Nowadays such instant democracy is technically feasible – almost everybody could decide in a few clicks whenever a public issue came up for a vote. However, the wider spread and success of the parliamentary system since WWII provides evidence to the contrary, that such direct voting (including the Brexit referendum and Trump’s election) can carry enormous risks at national and international levels. It is an obvious fact that the higher the level of governance (from local up to global) the wider is its geographical and demographic impact. At global level the entire earth (universe even) and its peoples are affected. Hence the highest standards of expertise and overall responsibility are required for the right policies. On the contrary, at the lowest level of public governance, namely the local community, in most cases the impact on people and the earth is much smaller accordingly, due to the geographical limitations (eg the village). However, at that local level because of their direct proximity, the relatively few people concerned are much better and more directly informed about the issues (eg whether to build a football stadium or a theatre) and the choice of personalities (eg electing a mayor from among their neighbours). Hence, at local level, direct judgment and voting by ‘one person-one vote’ is most reasonable. Whereas at the higher levels of provincial, notably national, regional and global governance exponentially increasing inputs of moderating expertise, clearer transparency, stricter accountability and wider responsibility are required. However, on top of our almost complete dependence on information through mainly market-based media these requirements are hardly met at (inter)national or the rare cases of supranational level.
An idealistic conclusion would point the way to the proposition of an omnilateral stakeholder democracy for a more legitimate and efficient governance to build a ‘better world’.
Hence, in view of recent short-sighted backlashes against globalisation and of echo-chambers of left and right populisms, the need for a more inclusive and participatory form of pluralistic governance grows stronger, thus my original proposal of the title 'Opening to Omnilateralism'.
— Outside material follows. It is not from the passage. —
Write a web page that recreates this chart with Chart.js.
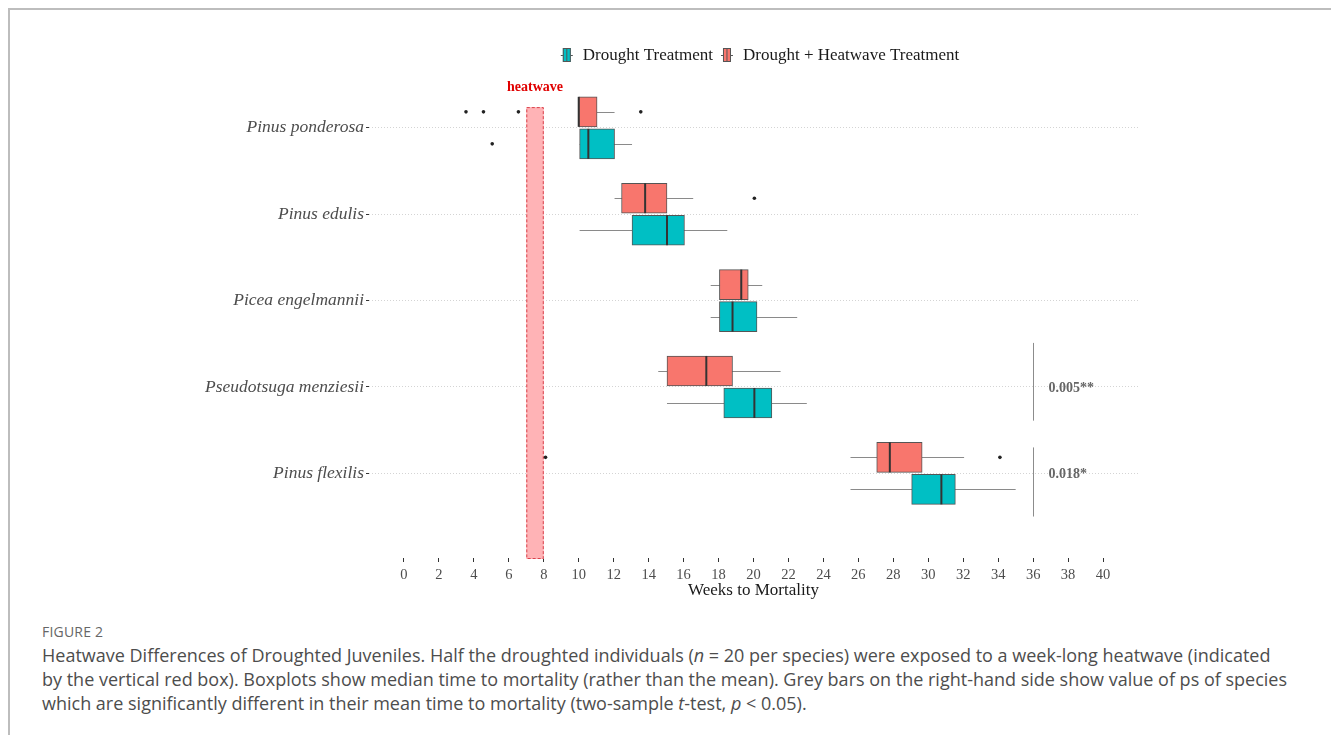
<!DOCTYPE html>
<html>
<head>
<meta charset="utf-8">
<script src="https://cdn.jsdelivr.net/npm/chart.js@4.4.1/dist/chart.umd.min.js"></script>
<style>
  html, body { margin: 0; padding: 0; background: #fff; }
  body { width: 1331px; height: 735px; position: relative; overflow: hidden; }
  .frame { position: absolute; left: 8px; top: 8px; right: -4px; bottom: -4px;
           border-top: 2px solid #bdbdbd; border-left: 2px solid #bdbdbd; }
  #chart { position: absolute; left: 0; top: 0; }
  .fig { position: absolute; left: 42px; top: 622px; font: 14px "Open Sans", sans-serif;
         color: #666; letter-spacing: 0.2px; }
  .cap { position: absolute; left: 42px; top: 643px; font: 18px/24px "Open Sans", sans-serif;
         color: #4d4d4d; white-space: nowrap; }
</style>
</head>
<body>
<div class="frame"></div>
<canvas id="chart" width="1331" height="610"></canvas>
<div class="fig">FIGURE 2</div>
<div class="cap">Heatwave Differences of Droughted Juveniles. Half the droughted individuals (<i>n</i> = 20 per species) were exposed to a week-long heatwave (indicated<br>by the vertical red box). Boxplots show median time to mortality (rather than the mean). Grey bars on the right-hand side show value of ps of species<br>which are significantly different in their mean time to mortality (two-sample <i>t</i>-test, <i>p</i> &lt; 0.05).</div>

<script>
// Species, top to bottom
const species = ['Pinus ponderosa', 'Pinus edulis', 'Picea engelmannii', 'Pseudotsuga menziesii', 'Pinus flexilis'];

// Drought + Heatwave Treatment (weeks)
const heatLow = [10.0, 12.05, 17.55, 14.55, 25.55];
const heatQ1 = [10.0, 12.45, 18.05, 15.05, 27.05];
const heatMed = [10.0, 13.8, 19.3, 17.3, 27.8];
const heatQ3 = [11.05, 15.05, 19.7, 18.8, 29.65];
const heatHigh = [12.05, 16.55, 20.5, 21.55, 32.05];
const heatOut = [[3.55, 4.55, 6.55, 13.55], [20.05], [], [], [8.1, 34.1]];

// Drought Treatment (weeks)
const drLow = [10.05, 10.05, 17.55, 15.05, 25.55];
const drQ1 = [10.05, 13.05, 18.05, 18.3, 29.05];
const drMed = [10.55, 15.05, 18.8, 20.05, 30.75];
const drQ3 = [12.05, 16.05, 20.2, 21.05, 31.55];
const drHigh = [13.05, 18.5, 22.5, 23.05, 35.0];
const drOut = [[5.05], [], [], [], []];

const xTicks = [0, 2, 4, 6, 8, 10, 12, 14, 16, 18, 20, 22, 24, 26, 28, 30, 32, 34, 36, 38, 40];

// heatwave week and significance annotations
const heatwaveWeeks = [7, 8];
const heatwaveTop = -0.24;
const sigRows = [3, 4];
const sigFrom = [-0.51, -0.30];
const sigTo = [0.39, 0.50];
const sigText = ['0.005**', '0.018*'];
const sigWeek = 36;

const RED = '#F8766D', TEAL = '#00BFC4';
const serif = '"Liberation Serif", "Times New Roman", serif';

const groups = [
  { low: heatLow, med: heatMed, high: heatHigh, out: heatOut },
  { low: drLow, med: drMed, high: drHigh, out: drOut }
];

const extras = {
  id: 'extras',
  beforeDatasetsDraw(chart) {
    const { ctx, chartArea, scales: { x, y } } = chart;
    ctx.save();
    // heatwave box
    const hx0 = x.getPixelForValue(heatwaveWeeks[0]);
    const hx1 = x.getPixelForValue(heatwaveWeeks[1]);
    const hy0 = y.getPixelForValue(heatwaveTop);
    const hy1 = chartArea.bottom + 1;
    ctx.fillStyle = '#FFB3B6';
    ctx.fillRect(hx0, hy0, hx1 - hx0, hy1 - hy0);
    ctx.setLineDash([3, 2]);
    ctx.strokeStyle = '#D9434C';
    ctx.lineWidth = 1;
    ctx.strokeRect(hx0 + 0.5, hy0 + 0.5, hx1 - hx0 - 1, hy1 - hy0 - 1);
    ctx.setLineDash([]);

    // whiskers
    ctx.strokeStyle = '#8a8a8a';
    ctx.lineWidth = 1.2;
    groups.forEach((g, di) => {
      chart.getDatasetMeta(di).data.forEach((bar, i) => {
        ctx.beginPath();
        ctx.moveTo(x.getPixelForValue(g.low[i]), Math.round(bar.y) + 0.5);
        ctx.lineTo(x.getPixelForValue(g.high[i]), Math.round(bar.y) + 0.5);
        ctx.stroke();
      });
    });
    ctx.restore();
  },
  afterDatasetsDraw(chart) {
    const { ctx, scales: { x, y } } = chart;
    ctx.save();
    // medians and outliers
    groups.forEach((g, di) => {
      chart.getDatasetMeta(di).data.forEach((bar, i) => {
        const mx = x.getPixelForValue(g.med[i]);
        ctx.strokeStyle = '#333';
        ctx.lineWidth = 2;
        ctx.beginPath();
        ctx.moveTo(mx, bar.y - bar.height / 2);
        ctx.lineTo(mx, bar.y + bar.height / 2);
        ctx.stroke();
        ctx.fillStyle = '#222';
        g.out[i].forEach(v => {
          ctx.beginPath();
          ctx.arc(x.getPixelForValue(v), bar.y, 1.8, 0, Math.PI * 2);
          ctx.fill();
        });
      });
    });

    // significance bars
    const sx = Math.round(x.getPixelForValue(sigWeek)) + 0.5;
    sigRows.forEach((r, k) => {
      ctx.strokeStyle = '#8c8c8c';
      ctx.lineWidth = 1;
      ctx.beginPath();
      ctx.moveTo(sx, y.getPixelForValue(r + sigFrom[k]));
      ctx.lineTo(sx, y.getPixelForValue(r + sigTo[k]));
      ctx.stroke();
      ctx.fillStyle = '#666';
      ctx.font = 'bold 14px ' + serif;
      ctx.textAlign = 'left';
      ctx.textBaseline = 'middle';
      ctx.fillText(sigText[k], sx + 15, y.getPixelForValue(r) + 1);
    });

    // heatwave label
    ctx.fillStyle = '#E00000';
    ctx.font = 'bold 14px ' + serif;
    ctx.textAlign = 'center';
    ctx.textBaseline = 'middle';
    ctx.fillText('heatwave', (x.getPixelForValue(heatwaveWeeks[0]) + x.getPixelForValue(heatwaveWeeks[1])) / 2, 87);

    // legend
    const items = [
      { label: 'Drought Treatment', color: TEAL },
      { label: 'Drought + Heatwave Treatment', color: RED }
    ];
    ctx.font = '17px ' + serif;
    const iconW = 12, gapIcon = 10, gapItem = 8;
    let total = 0;
    items.forEach((it, k) => { total += iconW + gapIcon + ctx.measureText(it.label).width + (k ? 0 : gapItem); });
    let lx = 760 - total / 2;
    const ly = 55;
    items.forEach(it => {
      const cx = lx + iconW / 2;
      ctx.strokeStyle = '#555';
      ctx.lineWidth = 1;
      ctx.beginPath();
      ctx.moveTo(lx, ly + 0.5); ctx.lineTo(lx + iconW, ly + 0.5);
      ctx.stroke();
      ctx.fillStyle = it.color;
      ctx.fillRect(cx - 4, ly - 7, 8, 14);
      ctx.strokeRect(cx - 3.5, ly - 6.5, 7, 13);
      ctx.beginPath();
      ctx.moveTo(cx, ly - 7); ctx.lineTo(cx, ly + 7);
      ctx.stroke();
      lx += iconW + gapIcon;
      ctx.fillStyle = '#1a1a1a';
      ctx.textAlign = 'left';
      ctx.fillText(it.label, lx, ly + 1);
      lx += ctx.measureText(it.label).width + gapItem;
    });
    ctx.restore();
  }
};

new Chart(document.getElementById('chart'), {
  type: 'bar',
  data: {
    datasets: [
      {
        label: 'Drought + Heatwave Treatment',
        data: species.map((s, i) => ({ x: [heatQ1[i], heatQ3[i]], y: i })),
        backgroundColor: RED,
        borderColor: '#555',
        borderWidth: 1,
        borderSkipped: false,
        barThickness: 32,
        maxBarThickness: 30
      },
      {
        label: 'Drought Treatment',
        data: species.map((s, i) => ({ x: [drQ1[i], drQ3[i]], y: i })),
        backgroundColor: TEAL,
        borderColor: '#555',
        borderWidth: 1,
        borderSkipped: false,
        barThickness: 32,
        maxBarThickness: 30
      }
    ]
  },
  options: {
    indexAxis: 'y',
    responsive: false,
    animation: false,
    events: [],
    layout: { padding: { top: 76, right: 193, bottom: 0, left: 0 } },
    plugins: { legend: { display: false }, tooltip: { enabled: false } },
    scales: {
      x: {
        type: 'linear',
        min: -2,
        max: 42,
        afterBuildTicks: s => { s.ticks = xTicks.map(v => ({ value: v })); },
        afterFit: s => { s.height = 52; },
        grid: { drawOnChartArea: false, drawTicks: true, tickLength: 4, tickColor: '#333', tickWidth: 1 },
        border: { display: false },
        ticks: { color: '#4d4d4d', font: { family: serif, size: 14.5 }, padding: 4, maxRotation: 0, autoSkip: false },
        title: { display: true, text: 'Weeks to Mortality', color: '#1a1a1a',
                 font: { family: serif, size: 17 }, padding: { top: 0, bottom: 9 } }
      },
      y: {
        type: 'linear',
        reverse: true,
        offset: false,
        min: -0.6,
        max: 4.98,
        afterBuildTicks: s => { s.ticks = species.map((n, i) => ({ value: i })); },
        afterFit: s => { s.width = 369; },
        grid: { offset: false, color: '#d4d4d4', lineWidth: 1, drawTicks: true, tickLength: 3, tickColor: '#333',
                tickBorderDash: [] },
        border: { display: false, dash: [1, 2] },
        ticks: { color: '#4d4d4d', font: { family: serif, size: 17.5, style: 'italic' }, padding: 2,
                 autoSkip: false, callback: v => species[v] }
      }
    }
  },
  plugins: [extras]
});
</script>
</body>
</html>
Even the much discussed proposals of further decentralisation and subsidiarity with more direct democracy (vertical legitimacy) at national and higher level cannot suffice. A truly participatory governance must be complemented by ‘horizontal legitimacy’ that draws from all pro-active stakeholders world-wide with their cultural diversity (cf. need of bio-diversity for sustainability of life), rather than falling into the narrow trap of the Western conclusion of ‘The End of History’ that even its author already repudiated.